Kades Ranteballa ini kembali ditetapkan sebagai tersangka, setelah pihak Polres Luwu membuka ulang penanganan proses hukum kasus dugaan pungutan liar (pungli) penerbitan Surat Pemberitahuan Obyek Pajak (SPOP) di dalam wilayah Izin Operasi Produksi perusahaan tambang emas tersebut.
Padahal pada penanganan proses hukum kasus Kades ini sebelumnya telah ditetapkan sebagai tersangka, namun dibebaskan dengan putusan praperadilan Pengadilan Tipikor pada Pengadilan Negeri Makassar.
Kemudian sprindiknya diterbitkan lagi oleh pihak Penyidik Tipikor Polres Luwu, sehingga kembali lagi ditetapkan sebagai tersangka.
Hal tersebut, dikemukakan Kasat Reskrim Polres Luwu, AKP Jody Dharma pada Senin (03/02-2025) lalu, sebagaimana dilansir sejumlah media online, bahwa berkas perkara tersangka Etik akan segera dilimpahkan kepada pihak kejaksaan.

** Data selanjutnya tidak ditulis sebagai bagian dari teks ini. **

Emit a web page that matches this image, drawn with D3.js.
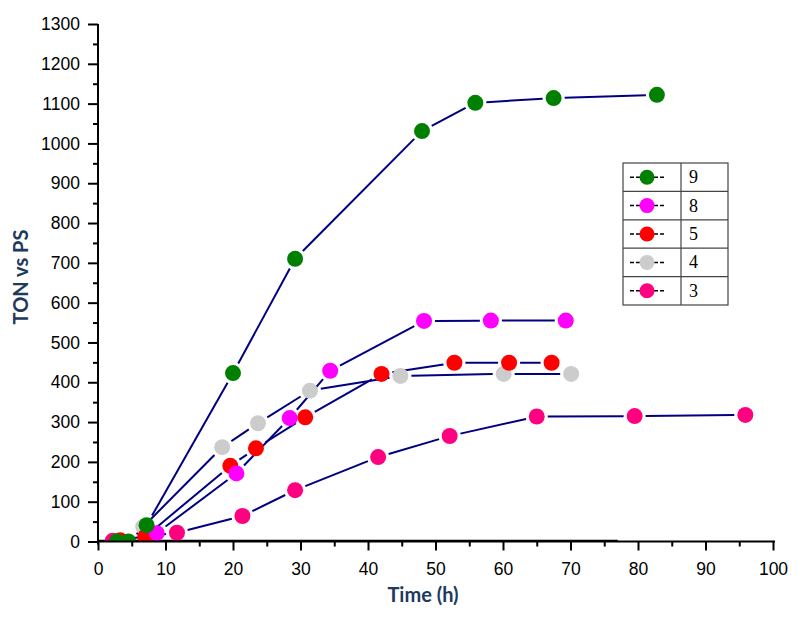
<!DOCTYPE html>
<html>
<head>
<meta charset="utf-8">
<script src="https://cdn.jsdelivr.net/npm/d3@7"></script>
<style>
  html, body { margin: 0; padding: 0; background: #fff; }
  svg { display: block; }
</style>
</head>
<body>
<svg id="chart" width="800" height="617"></svg>
<script>
// ---- data ----
const seriesNames = ["9", "8", "5", "4", "3"];
const seriesColors = ["#008000", "#ff00ff", "#ff0000", "#cccccc", "#ff0080"];

const time9 = [2.8, 4.5, 7.2, 20.0, 29.2, 48.0, 55.9, 67.5, 82.8];
const ton9  = [0, 0, 41, 423, 710, 1031, 1102, 1114, 1122];

const time8 = [8.7, 20.5, 28.4, 34.4, 48.3, 58.2, 69.3];
const ton8  = [21, 171, 310, 429, 554, 555, 555];

const time5 = [3.3, 7.0, 19.6, 23.4, 30.7, 42.0, 52.8, 60.9, 67.2];
const ton5  = [3, 12, 190, 234, 312, 421, 449, 449, 449];

const time4 = [6.7, 18.4, 23.7, 31.4, 44.8, 60.1, 70.1];
const ton4  = [37, 237, 297, 379, 416, 421, 421];

const time3 = [2.2, 11.7, 21.4, 29.2, 41.5, 52.1, 65.0, 79.5, 95.9];
const ton3  = [2, 22, 64, 129, 212, 265, 314, 315, 318];

const baseLineTime = [0, 77];

const xTicks = d3.range(0, 101, 10);
const xMinorTicks = d3.range(5, 100, 10);
const yTicks = d3.range(0, 1301, 100);
const yMinorTicks = d3.range(50, 1300, 100);

// ---- build ----
const svg = d3.select("#chart");
const x = d3.scaleLinear().domain([0, 100]).range([98, 773]);
const y = d3.scaleLinear().domain([0, 1300]).range([541.5, 24]);

const series = [
  { name: "3", color: seriesColors[4], t: time3, v: ton3 },
  { name: "4", color: seriesColors[3], t: time4, v: ton4 },
  { name: "5", color: seriesColors[2], t: time5, v: ton5 },
  { name: "8", color: seriesColors[1], t: time8, v: ton8 },
  { name: "9", color: seriesColors[0], t: time9, v: ton9 }
].map(s => ({ ...s, pts: s.t.map((tt, i) => ({ t: tt, v: s.v[i] })) }));

svg.append("defs").append("clipPath").attr("id", "plotclip")
  .append("rect").attr("x", x(0)).attr("y", 0)
  .attr("width", x(100) - x(0) + 10).attr("height", y(0));

const R = 8, GAP = 3;
const lineColor = "#000080";

// lines with gaps around markers
const gLines = svg.append("g").attr("clip-path", "url(#plotclip)");
series.forEach(s => {
  for (let i = 0; i < s.pts.length - 1; i++) {
    const x1 = x(s.pts[i].t), y1 = y(s.pts[i].v);
    const x2 = x(s.pts[i + 1].t), y2 = y(s.pts[i + 1].v);
    const dx = x2 - x1, dy = y2 - y1, L = Math.hypot(dx, dy);
    const cut = R + GAP;
    if (L <= 2 * cut) continue;
    const ux = dx / L, uy = dy / L;
    gLines.append("line")
      .attr("x1", x1 + ux * cut).attr("y1", y1 + uy * cut)
      .attr("x2", x2 - ux * cut).attr("y2", y2 - uy * cut)
      .attr("stroke", lineColor).attr("stroke-width", 2);
  }
});

// baseline line drawn just above the x axis
svg.append("line")
  .attr("x1", x(baseLineTime[0])).attr("x2", x(baseLineTime[1]))
  .attr("y1", y(0) - 1).attr("y2", y(0) - 1)
  .attr("stroke", "#000").attr("stroke-width", 1.5);

// markers
const gPts = svg.append("g").attr("clip-path", "url(#plotclip)");
series.forEach(s => {
  gPts.selectAll(null).data(s.pts).enter().append("circle")
    .attr("cx", d => x(d.t)).attr("cy", d => y(d.v)).attr("r", R)
    .attr("fill", s.color);
});

// axes
const axisFont = "Arial, 'Liberation Sans', sans-serif";
const fmt = d3.format("d");
const yAxis = svg.append("g").attr("transform", `translate(${x(0)},0)`)
  .call(d3.axisLeft(y).tickValues(yTicks).tickFormat(fmt).tickSize(10).tickSizeOuter(0).tickPadding(8));
svg.append("g").attr("transform", `translate(${x(0)},0)`)
  .call(d3.axisLeft(y).tickValues(yMinorTicks).tickSize(5).tickFormat(""))
  .select(".domain").remove();

const xAxis = svg.append("g").attr("transform", `translate(0,${y(0)})`)
  .call(d3.axisBottom(x).tickValues(xTicks).tickFormat(fmt).tickSize(9).tickSizeOuter(0).tickPadding(12));
svg.append("g").attr("transform", `translate(0,${y(0)})`)
  .call(d3.axisBottom(x).tickValues(xMinorTicks).tickSize(5).tickFormat(""))
  .select(".domain").remove();

svg.selectAll(".tick line").attr("stroke", "#000").attr("stroke-width", 2);
svg.selectAll(".domain").attr("stroke", "#000").attr("stroke-width", 2);
yAxis.select(".domain").attr("d", `M0,${y(0) + 3}V${y(1300)}`);
xAxis.select(".domain").attr("d", `M${x(0) - 1},0H${x(100) + 2}`);
svg.selectAll(".tick text").attr("font-family", axisFont).attr("font-size", 17.5).attr("fill", "#000");

// axis titles
const titleColor = "#213a5c";
svg.append("text")
  .attr("x", 423).attr("y", 602).attr("text-anchor", "middle")
  .attr("font-family", "Lato, 'Open Sans', sans-serif").attr("font-weight", "bold")
  .attr("font-size", 20).attr("fill", titleColor).text("Time (h)");
svg.append("text")
  .attr("transform", "translate(28,277) rotate(-90)").attr("text-anchor", "middle")
  .attr("font-family", "Lato, 'Open Sans', sans-serif").attr("font-weight", "bold")
  .attr("font-size", 20).attr("fill", titleColor).text("TON vs PS");

// legend (table-like)
const lg = { x: 623, y: 163, w: 105, rowH: 28.4, split: 58 };
const legendOrder = seriesNames.map((n, i) => ({ name: n, color: seriesColors[i] }));
const gL = svg.append("g");
gL.append("rect").attr("x", lg.x).attr("y", lg.y)
  .attr("width", lg.w).attr("height", lg.rowH * legendOrder.length)
  .attr("fill", "#fff").attr("stroke", "#444").attr("stroke-width", 1.2);
gL.append("line").attr("x1", lg.x + lg.split).attr("x2", lg.x + lg.split)
  .attr("y1", lg.y).attr("y2", lg.y + lg.rowH * legendOrder.length)
  .attr("stroke", "#444").attr("stroke-width", 1.2);
legendOrder.forEach((d, i) => {
  const cy = lg.y + lg.rowH * (i + 0.5);
  if (i > 0) gL.append("line").attr("x1", lg.x).attr("x2", lg.x + lg.w)
    .attr("y1", lg.y + lg.rowH * i).attr("y2", lg.y + lg.rowH * i)
    .attr("stroke", "#444").attr("stroke-width", 1.2);
  gL.append("line").attr("x1", lg.x + 7).attr("x2", lg.x + 41)
    .attr("y1", cy).attr("y2", cy).attr("stroke", "#000")
    .attr("stroke-width", 1.5).attr("stroke-dasharray", "4,2");
  gL.append("circle").attr("cx", lg.x + 24).attr("cy", cy).attr("r", 7.5).attr("fill", d.color);
  gL.append("text").attr("x", lg.x + 66).attr("y", cy + 6)
    .attr("font-family", "'Liberation Serif', 'Times New Roman', serif")
    .attr("font-size", 18).attr("fill", "#000").text(d.name);
});
</script>
</body>
</html>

Dengan ditetapkanya Etik kembali sebagai tersangka, sehingga membuat kalangan pegiat civil society (masyarakat sipil) mendesak Pj Bupati Luwu agar segera mencopot atau menonaktifkan pesakitan ini sebagai Kades Ranteballa.

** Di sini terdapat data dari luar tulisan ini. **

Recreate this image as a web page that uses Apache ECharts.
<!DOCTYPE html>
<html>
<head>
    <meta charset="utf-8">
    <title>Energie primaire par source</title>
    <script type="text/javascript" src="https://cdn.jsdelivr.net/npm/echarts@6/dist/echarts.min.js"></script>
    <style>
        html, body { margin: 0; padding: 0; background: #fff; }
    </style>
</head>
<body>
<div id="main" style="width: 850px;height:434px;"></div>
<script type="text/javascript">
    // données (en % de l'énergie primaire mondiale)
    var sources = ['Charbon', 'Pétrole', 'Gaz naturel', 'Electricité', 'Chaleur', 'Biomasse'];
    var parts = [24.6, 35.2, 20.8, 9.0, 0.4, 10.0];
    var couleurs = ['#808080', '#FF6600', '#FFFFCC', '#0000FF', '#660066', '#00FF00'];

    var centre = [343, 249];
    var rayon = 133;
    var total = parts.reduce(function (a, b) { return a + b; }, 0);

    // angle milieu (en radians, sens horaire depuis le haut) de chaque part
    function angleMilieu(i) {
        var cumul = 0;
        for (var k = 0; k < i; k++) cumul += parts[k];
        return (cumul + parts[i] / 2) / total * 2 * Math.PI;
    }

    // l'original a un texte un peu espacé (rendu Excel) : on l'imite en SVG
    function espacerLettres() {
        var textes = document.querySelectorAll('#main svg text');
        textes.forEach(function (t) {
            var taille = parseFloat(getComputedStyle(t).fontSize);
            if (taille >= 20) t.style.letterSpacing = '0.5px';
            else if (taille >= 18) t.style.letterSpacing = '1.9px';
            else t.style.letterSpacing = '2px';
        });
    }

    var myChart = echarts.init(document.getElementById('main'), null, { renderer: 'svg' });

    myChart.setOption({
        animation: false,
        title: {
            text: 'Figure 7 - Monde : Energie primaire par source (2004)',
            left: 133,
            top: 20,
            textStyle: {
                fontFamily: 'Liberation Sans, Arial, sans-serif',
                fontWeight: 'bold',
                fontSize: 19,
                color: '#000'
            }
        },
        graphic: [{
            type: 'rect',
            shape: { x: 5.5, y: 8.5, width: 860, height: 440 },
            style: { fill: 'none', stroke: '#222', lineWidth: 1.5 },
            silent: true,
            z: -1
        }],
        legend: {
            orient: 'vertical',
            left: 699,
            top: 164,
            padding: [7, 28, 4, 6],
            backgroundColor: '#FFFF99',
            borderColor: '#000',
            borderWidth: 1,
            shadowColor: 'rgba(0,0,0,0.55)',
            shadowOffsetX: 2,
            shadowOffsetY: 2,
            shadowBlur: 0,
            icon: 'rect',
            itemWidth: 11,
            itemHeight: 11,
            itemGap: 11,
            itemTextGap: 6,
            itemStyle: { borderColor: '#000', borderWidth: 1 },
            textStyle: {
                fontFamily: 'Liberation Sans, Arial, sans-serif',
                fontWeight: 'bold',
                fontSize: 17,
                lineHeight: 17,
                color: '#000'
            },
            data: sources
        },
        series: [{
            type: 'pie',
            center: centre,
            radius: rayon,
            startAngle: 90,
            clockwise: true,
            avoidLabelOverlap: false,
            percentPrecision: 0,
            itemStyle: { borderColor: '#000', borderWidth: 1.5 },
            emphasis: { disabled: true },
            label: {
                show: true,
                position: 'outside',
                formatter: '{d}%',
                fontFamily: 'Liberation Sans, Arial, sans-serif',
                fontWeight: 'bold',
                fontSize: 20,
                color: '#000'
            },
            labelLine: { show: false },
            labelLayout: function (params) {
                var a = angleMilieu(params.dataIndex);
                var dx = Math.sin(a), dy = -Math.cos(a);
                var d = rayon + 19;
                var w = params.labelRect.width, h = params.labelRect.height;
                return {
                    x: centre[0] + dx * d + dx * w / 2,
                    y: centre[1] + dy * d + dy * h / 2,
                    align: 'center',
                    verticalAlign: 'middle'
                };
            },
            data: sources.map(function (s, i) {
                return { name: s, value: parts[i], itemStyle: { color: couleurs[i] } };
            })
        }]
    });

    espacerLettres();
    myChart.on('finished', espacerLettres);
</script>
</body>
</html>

Mengemukanya seruan dari kalangan pegiat civil society untuk mendesak Pj Bupati Luwu agar segera menonaktifkan Etik sebagai Kades Ranteballa, setelah status tersangkanya dinyatakan secara resmi oleh Kasat Reskrim Polres Luwu tersebut, sebagaimana diberitakan sejumlah media online beberapa waktu lalu.
Adapun kalangan pegiat civil society yang menyerukan penonaktifkan segera terhadap Kades Ranteballa tersebut. Salah satunya William Marthom, selaku aktivis Serikat Rakyat Miskin Demokratik (SRMD) yang selama ini dikenal sebagai salah satu tokoh pergerakan di Tana Luwu.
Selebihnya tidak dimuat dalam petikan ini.